Guilt is, or at least should be, a profound sorrow for having done something wrong.  It is a painful way to move us to make amends for what we have done wrong.  When properly experienced the pain bears a certain proportionality to the pleasure we have stolen.  The problem is that we find all kinds of ways to avoid it because it is painful.  Now think of a man who is genuinely trying to be good and he does something gravely wrong.  For him guilt is really painful.  The more sensitive the conscience the more acutely we can feel the pain of guilt.  Now take a man Who has never done anything wrong in His life and introduce an awareness of guilt such that He experiences it as if He has done something wrong.  Because of His innocence, the pain would be quite unimaginable.  Now, take that experience and multiply it by all the sins in the history of the world and only by a miracle of grace does the soul remain in the body of this man (“sorrowful unto death’).  Hard to imagine for sure, but it is enough to bring the God-Man to His knees and cause blood to mingle with His sweat as His body desperately clings to His soul.  One might think it is His soul that is bleeding.

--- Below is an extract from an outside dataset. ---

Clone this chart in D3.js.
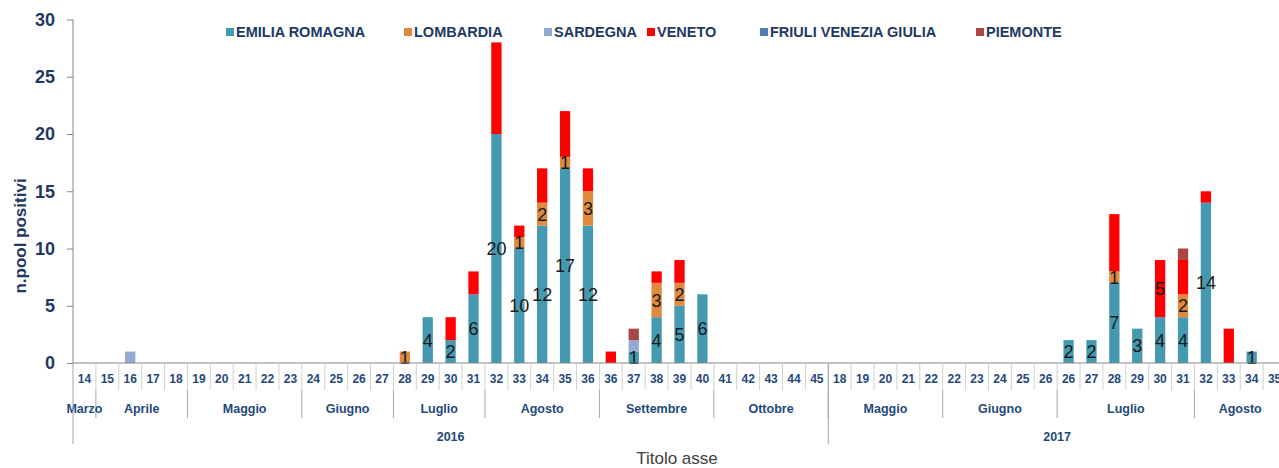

Now He does this for His Father, Who has been offended not just by our sins, but our seeming incapacity for sorrow.  He does it for you and me not only to save us, but to win grace to have true sorrow for sin.  When this grace is accepted and we express sorrow it somehow lightens His load.  The field of His vision spanned across the unrepentant, the lukewarm and the truly repentant.  It was the vision of the latter that brought Him comfort in His afflictions.  And this is ultimately why we must journey with Him into the darkness of Gethsemane and remain there with Him.